The Pentagon this week refused to provide key details about the Biden administration’s request for an additional $37.7 billion in funding to help Ukraine defend itself from Russia’s invasion – a request that would put total U.S. taxpayer support to Ukraine above $100 billion since the war started in February.

The White House asked for more money last week in a letter from the Office of Management and Budget to House Speaker Nancy Pelosi, D-Calif. That letter explained that of the $37.7 billion it wants, $21.7 billion would go toward “equipment for Ukraine, replenishment of Department of Defense stocks” and other support to Ukraine.

However, when asked Tuesday how much of that amount would be directed toward replenishing U.S. stocks, the Pentagon declined to answer.

“I would not be able to tell you how much of that $21.7 billion is going back to replenishment,” Sabrina Singh, deputy Pentagon press secretary, said when asked. “I just wouldn’t be able to do that from here.”


When asked if she could “take the question” back to the Pentagon and come back with an answer, Singh said she would not.

“I am not going to take the question because I’m answering your question,” he said. “I’m not going to be able to itemize that out right now. I just don’t have a number or a dollar figure for you right now on what that looks like, and I don’t think that’s something that we would broadcast from here, or at least something that I could broadcast from here at this time.”

The administration will most likely have to provide more details to Congress before legislation can be passed authorizing more Ukraine spending. For example, the first Ukraine funding bill sought by the administration at the start of the war authorized $40 billion in spending. Of that amount, $6 billion was used to provide weapons, equipment, logistics support, training and other direct military aid to Ukraine, and $9 billion went toward replenishing U.S. weapons stocks.

Lawmakers and others are growing increasingly interested in funding to replenish U.S. weapons stocks, after the U.S. has been depleting its own supplies to aid Ukraine.


President Biden is asking for another $37.7 billion in aid to Ukraine, but some of that will go to restoring U.S. munitions.

In October, sources who track U.S. munitions supplies said it will become more and more difficult to send high-end weaponry like HIMAR rocket launchers, Javelin anti-tank missiles and others because domestic supplies are so low.

In early October, Sen. Tom Cotton, R-Ark., proposed legislation aimed at making sure the U.S. restores its depleted stocks and kickstarts production of these items in the U.S.

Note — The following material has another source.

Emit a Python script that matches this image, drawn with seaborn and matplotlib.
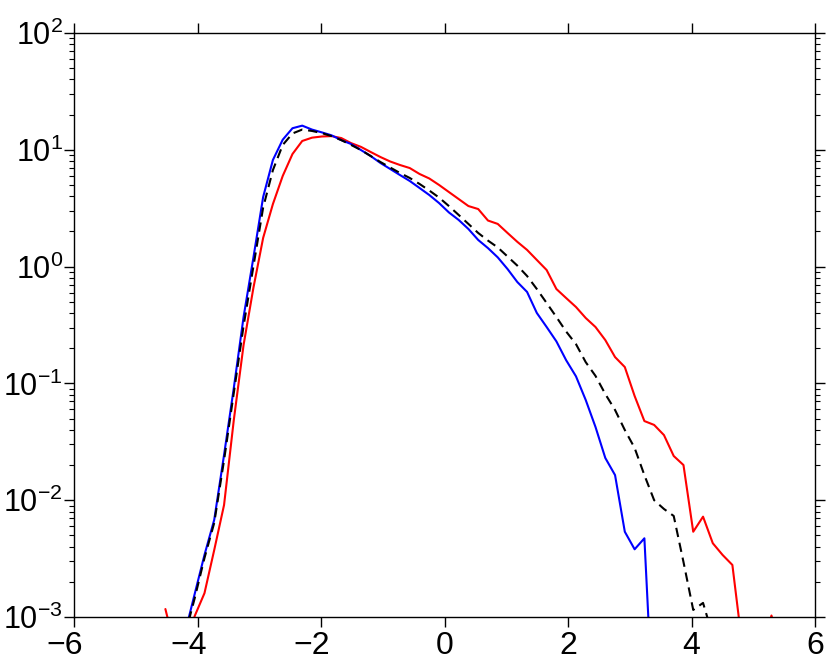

“The Russian invasion of Ukraine has shown that the United States’ stockpile of munitions is dangerously low. We must reinvest not only in the munitions critical for the defense of America, but also in a workforce that can build these weapons to ensure our military’s readiness,” Cotton said in October.

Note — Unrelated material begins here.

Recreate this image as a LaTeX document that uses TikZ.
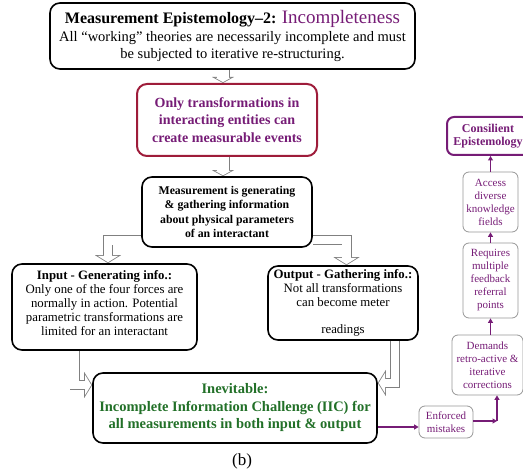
\documentclass[tikz,border=0pt]{standalone}
\usepackage{fontspec}
\setmainfont{Liberation Serif}
\usetikzlibrary{arrows.meta,backgrounds}
\definecolor{purp}{RGB}{118,28,118}
\definecolor{wine}{RGB}{158,28,58}
\definecolor{leaf}{RGB}{34,112,40}
\definecolor{agray}{RGB}{128,128,128}
\definecolor{lgray}{RGB}{150,150,150}

\begin{document}
\begin{tikzpicture}[x=1pt,y=-1pt,
    box/.style={draw, line width=1.6pt, rounded corners=10pt, align=center, inner sep=0pt},
    side/.style={draw=lgray, line width=0.8pt, rounded corners=6pt, align=center, inner sep=0pt,
        text=purp, font=\fontsize{11}{13}\selectfont},
    hollow/.style={draw=agray, line width=10pt, -{Triangle[length=8pt,width=26pt,line width=0pt]},
        postaction={draw=white, line width=8.4pt, shorten >=0.94pt,
        -{Triangle[length=6.26pt,width=20.3pt,line width=0pt]}}},
    thinhollow/.style={draw=agray, line width=13pt, -{Triangle[length=6pt,width=22pt,line width=0pt]},
        postaction={draw=white, line width=11.4pt, shorten >=0.91pt,
        -{Triangle[length=4.3pt,width=15.7pt,line width=0pt]}}},
    parrow/.style={draw=purp, line width=1.5pt, -{Triangle[length=4.5pt,width=5pt]}}
]
\useasboundingbox (0,0) rectangle (523,473);

% main column
\node[box, minimum width=365pt, minimum height=66pt, font=\fontsize{14.5}{17.5}\selectfont] (top) at (232.5,36)
    {\fontsize{16}{17.5}\selectfont\textbf{Measurement Epistemology--2:} {\color{purp}\fontsize{19}{17.5}\selectfont Incompleteness}\\
     All ``working'' theories are necessarily incomplete and must\\
     be subjected to iterative re-structuring.};
\node[box, draw=wine, line width=2pt, minimum width=180pt, minimum height=72pt, text=purp,
    font=\fontsize{14}{17.5}\selectfont\bfseries] (only) at (227,120)
    {Only transformations in\\ interacting entities can\\ create measurable events};
\node[box, minimum width=170pt, minimum height=70pt, font=\fontsize{11.8}{14.3}\selectfont\bfseries] (meas) at (227,212)
    {Measurement is generating\\ \& gathering information\\ about physical parameters\\ of an interactant};
\node[box, minimum width=185pt, minimum height=86pt, font=\fontsize{12.8}{14}\selectfont] (input) at (104.5,307)
    {\textbf{Input - Generating info.:}\\ Only one of the four forces are\\ normally in action. Potential\\
     parametric transformations are\\ limited for an interactant\\[-5pt]\mbox{}};
\node[box, minimum width=150pt, minimum height=74pt, font=\fontsize{12.8}{14}\selectfont] (output) at (343,303)
    {\textbf{Output - Gathering info.:}\\ Not all transformations\\ can become meter\\[13pt] readings};
\node[box, minimum width=284pt, minimum height=70pt, text=leaf, font=\fontsize{14.5}{17.5}\selectfont\bfseries] (inev) at (235,408)
    {Inevitable:\\ Incomplete Information Challenge (IIC) for\\ all measurements in both input \& output};
\node[font=\fontsize{17}{19}\selectfont] (cap) at (242,461) {(b)};

% right column
\node[box, draw=purp, line width=2pt, rounded corners=7pt, minimum width=82pt, minimum height=38pt, text=purp,
    font=\fontsize{12}{13}\selectfont\bfseries] (cons) at (488,136) {Consilient\\ Epistemology};
\node[side, minimum width=55pt, minimum height=60pt] (access) at (490.5,202) {Access\\ diverse\\ knowledge\\ fields};
\node[side, minimum width=55pt, minimum height=75pt] (req) at (490.5,280.5) {Requires\\ multiple\\ feedback\\ referral\\ points};
\node[side, minimum width=71pt, minimum height=60pt] (dem) at (487.5,365) {Demands\\ retro-active \&\\ iterative\\ corrections};
\node[side, minimum width=54pt, minimum height=32pt] (enf) at (446,422) {Enforced\\ mistakes};
\coordinate (feed) at ([yshift=-19pt]inev.east);
\coordinate (bend) at (497,421);

\begin{scope}[on background layer]
\draw[thinhollow] ([xshift=-4pt]only.north |- top.south) -- ([xshift=-4pt]only.north);
\draw[thinhollow] ([xshift=-4pt]only.south) -- ([xshift=-4pt]meas.north);
\draw[hollow] ([yshift=-28.5pt]meas.west) -| ([xshift=3.5pt]input.north);
\draw[hollow] ([yshift=-28pt]meas.east) -| ([xshift=3.5pt]output.north);
\draw[hollow] ([xshift=-30pt]input.south) |- ([yshift=23pt]inev.west);
\draw[hollow] ([xshift=52pt]output.south) |- ([yshift=25pt]inev.east);
\end{scope}

\draw[parrow] (feed) -- (enf.west |- feed);
\draw[parrow] (enf.east |- bend) -- (bend);
\draw[parrow] (bend) -- (bend |- dem.south);
\draw[parrow] (req.south |- dem.north) -- (req.south);
\draw[parrow] (req.north) -- (access.south);
\draw[parrow] (access.north) -- (access.north |- cons.south);
\end{tikzpicture}
\end{document}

Some Republicans have complained that the large spending bills being used to support Ukraine are filled with non-military items that raise their cost, and the White House request includes billions in non-military spending.

For example, within the White House’s latest request for $37.7 billion is a $14.5 billion request that would fund additional security aid to Ukraine that would be run by the State Department, and food security aid run through the U.S. Agency for International Development.

Ukrainian President Volodymyr Zelenskyy will have received more than $100 billion in U.S. support if the latest Biden administration request is approved.

The White House also wants another $626 million for “nuclear security support” in Ukraine and for modernizing the Strategic Petroleum Reserve to “reduce domestic energy costs.” The White House says most of that money would be used to build back the oil reserve.

Finally, the White House wants another $900 million to provide health care services to Ukraine through the Department of Health and Human Services.

“We must continue to support the people of Ukraine as they defend their sovereignty and stand resolute in the face of Russia’s brutal war,” the White House said. “Together, with strong, bipartisan support in Congress, we have provided significant assistance that has been critical to Ukraine’s success on the battlefield—and we cannot let that support run dry.”